Each line below should be retyped exactly, with no pictures.

::: Provided data :::

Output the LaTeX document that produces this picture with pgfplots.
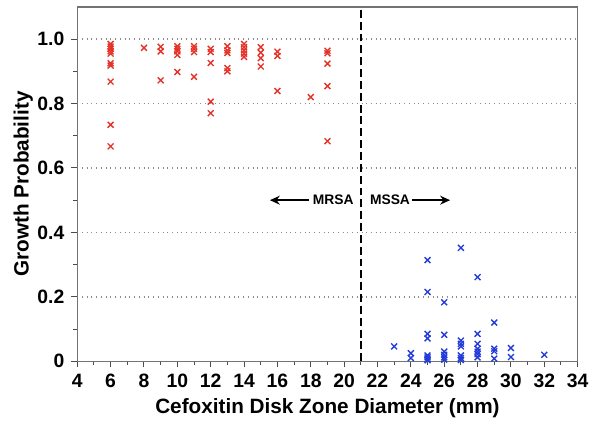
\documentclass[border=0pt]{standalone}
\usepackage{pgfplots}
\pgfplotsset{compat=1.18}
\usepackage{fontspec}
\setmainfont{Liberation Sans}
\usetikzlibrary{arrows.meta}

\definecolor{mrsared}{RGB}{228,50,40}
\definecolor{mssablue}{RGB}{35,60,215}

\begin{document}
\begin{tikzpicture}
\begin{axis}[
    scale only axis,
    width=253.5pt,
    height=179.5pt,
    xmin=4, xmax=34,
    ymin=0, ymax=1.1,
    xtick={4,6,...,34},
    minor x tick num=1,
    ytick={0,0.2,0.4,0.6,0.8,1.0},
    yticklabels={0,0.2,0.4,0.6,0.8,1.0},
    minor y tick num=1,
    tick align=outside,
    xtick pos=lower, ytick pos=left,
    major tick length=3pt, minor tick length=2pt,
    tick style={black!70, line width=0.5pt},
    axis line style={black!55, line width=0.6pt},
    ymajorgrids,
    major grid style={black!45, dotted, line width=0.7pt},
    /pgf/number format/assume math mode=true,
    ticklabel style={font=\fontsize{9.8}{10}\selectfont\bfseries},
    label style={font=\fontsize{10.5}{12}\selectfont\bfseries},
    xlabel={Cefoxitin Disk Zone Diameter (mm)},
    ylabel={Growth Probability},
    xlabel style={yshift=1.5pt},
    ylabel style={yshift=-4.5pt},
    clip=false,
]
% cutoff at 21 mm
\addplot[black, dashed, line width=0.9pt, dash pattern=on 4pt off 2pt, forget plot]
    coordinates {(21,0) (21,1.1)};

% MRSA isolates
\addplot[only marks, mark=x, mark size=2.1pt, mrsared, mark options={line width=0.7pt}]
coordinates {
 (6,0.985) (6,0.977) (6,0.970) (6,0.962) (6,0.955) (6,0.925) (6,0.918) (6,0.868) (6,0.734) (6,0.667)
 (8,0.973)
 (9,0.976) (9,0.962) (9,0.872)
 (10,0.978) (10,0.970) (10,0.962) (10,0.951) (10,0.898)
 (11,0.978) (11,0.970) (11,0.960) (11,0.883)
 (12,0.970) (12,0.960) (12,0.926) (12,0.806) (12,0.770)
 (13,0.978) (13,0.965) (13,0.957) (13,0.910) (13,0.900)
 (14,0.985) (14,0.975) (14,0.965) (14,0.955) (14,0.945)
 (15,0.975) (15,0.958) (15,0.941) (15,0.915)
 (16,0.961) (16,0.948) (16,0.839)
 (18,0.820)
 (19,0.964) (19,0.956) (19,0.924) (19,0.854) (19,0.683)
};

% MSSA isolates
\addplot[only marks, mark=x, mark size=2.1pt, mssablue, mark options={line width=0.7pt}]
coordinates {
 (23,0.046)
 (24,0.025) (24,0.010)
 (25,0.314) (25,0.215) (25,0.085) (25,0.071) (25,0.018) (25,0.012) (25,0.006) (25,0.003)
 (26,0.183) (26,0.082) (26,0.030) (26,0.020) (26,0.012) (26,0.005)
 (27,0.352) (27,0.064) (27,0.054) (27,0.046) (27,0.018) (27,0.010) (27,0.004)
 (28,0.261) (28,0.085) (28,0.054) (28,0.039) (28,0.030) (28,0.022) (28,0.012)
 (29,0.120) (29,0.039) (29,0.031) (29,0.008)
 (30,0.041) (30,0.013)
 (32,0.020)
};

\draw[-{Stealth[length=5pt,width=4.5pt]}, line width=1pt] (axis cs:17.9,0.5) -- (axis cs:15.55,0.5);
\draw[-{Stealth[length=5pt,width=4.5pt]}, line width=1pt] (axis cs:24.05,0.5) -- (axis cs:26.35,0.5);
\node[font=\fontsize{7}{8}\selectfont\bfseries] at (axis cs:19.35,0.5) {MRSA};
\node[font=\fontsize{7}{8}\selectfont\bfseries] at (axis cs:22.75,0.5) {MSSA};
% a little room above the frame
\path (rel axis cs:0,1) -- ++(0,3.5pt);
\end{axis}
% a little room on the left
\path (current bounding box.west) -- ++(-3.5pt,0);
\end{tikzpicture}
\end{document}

:::

Written solution -
Output the LaTeX document that produces this picture with pgfplots.
\documentclass[border=0pt]{standalone}
\usepackage{pgfplots}
\pgfplotsset{compat=1.18}
\usepackage{fontspec}
\setmainfont{Liberation Sans}
\usetikzlibrary{arrows.meta}

\definecolor{mrsared}{RGB}{228,50,40}
\definecolor{mssablue}{RGB}{35,60,215}

\begin{document}
\begin{tikzpicture}
\begin{axis}[
    scale only axis,
    width=253.5pt,
    height=179.5pt,
    xmin=4, xmax=34,
    ymin=0, ymax=1.1,
    xtick={4,6,...,34},
    minor x tick num=1,
    ytick={0,0.2,0.4,0.6,0.8,1.0},
    yticklabels={0,0.2,0.4,0.6,0.8,1.0},
    minor y tick num=1,
    tick align=outside,
    xtick pos=lower, ytick pos=left,
    major tick length=3pt, minor tick length=2pt,
    tick style={black!70, line width=0.5pt},
    axis line style={black!55, line width=0.6pt},
    ymajorgrids,
    major grid style={black!45, dotted, line width=0.7pt},
    /pgf/number format/assume math mode=true,
    ticklabel style={font=\fontsize{9.8}{10}\selectfont\bfseries},
    label style={font=\fontsize{10.5}{12}\selectfont\bfseries},
    xlabel={Cefoxitin Disk Zone Diameter (mm)},
    ylabel={Growth Probability},
    xlabel style={yshift=1.5pt},
    ylabel style={yshift=-4.5pt},
    clip=false,
]
% cutoff at 21 mm
\addplot[black, dashed, line width=0.9pt, dash pattern=on 4pt off 2pt, forget plot]
    coordinates {(21,0) (21,1.1)};

% MRSA isolates
\addplot[only marks, mark=x, mark size=2.1pt, mrsared, mark options={line width=0.7pt}]
coordinates {
 (6,0.985) (6,0.977) (6,0.970) (6,0.962) (6,0.955) (6,0.925) (6,0.918) (6,0.868) (6,0.734) (6,0.667)
 (8,0.973)
 (9,0.976) (9,0.962) (9,0.872)
 (10,0.978) (10,0.970) (10,0.962) (10,0.951) (10,0.898)
 (11,0.978) (11,0.970) (11,0.960) (11,0.883)
 (12,0.970) (12,0.960) (12,0.926) (12,0.806) (12,0.770)
 (13,0.978) (13,0.965) (13,0.957) (13,0.910) (13,0.900)
 (14,0.985) (14,0.975) (14,0.965) (14,0.955) (14,0.945)
 (15,0.975) (15,0.958) (15,0.941) (15,0.915)
 (16,0.961) (16,0.948) (16,0.839)
 (18,0.820)
 (19,0.964) (19,0.956) (19,0.924) (19,0.854) (19,0.683)
};

% MSSA isolates
\addplot[only marks, mark=x, mark size=2.1pt, mssablue, mark options={line width=0.7pt}]
coordinates {
 (23,0.046)
 (24,0.025) (24,0.010)
 (25,0.314) (25,0.215) (25,0.085) (25,0.071) (25,0.018) (25,0.012) (25,0.006) (25,0.003)
 (26,0.183) (26,0.082) (26,0.030) (26,0.020) (26,0.012) (26,0.005)
 (27,0.352) (27,0.064) (27,0.054) (27,0.046) (27,0.018) (27,0.010) (27,0.004)
 (28,0.261) (28,0.085) (28,0.054) (28,0.039) (28,0.030) (28,0.022) (28,0.012)
 (29,0.120) (29,0.039) (29,0.031) (29,0.008)
 (30,0.041) (30,0.013)
 (32,0.020)
};

\draw[-{Stealth[length=5pt,width=4.5pt]}, line width=1pt] (axis cs:17.9,0.5) -- (axis cs:15.55,0.5);
\draw[-{Stealth[length=5pt,width=4.5pt]}, line width=1pt] (axis cs:24.05,0.5) -- (axis cs:26.35,0.5);
\node[font=\fontsize{7}{8}\selectfont\bfseries] at (axis cs:19.35,0.5) {MRSA};
\node[font=\fontsize{7}{8}\selectfont\bfseries] at (axis cs:22.75,0.5) {MSSA};
% a little room above the frame
\path (rel axis cs:0,1) -- ++(0,3.5pt);
\end{axis}
% a little room on the left
\path (current bounding box.west) -- ++(-3.5pt,0);
\end{tikzpicture}
\end{document}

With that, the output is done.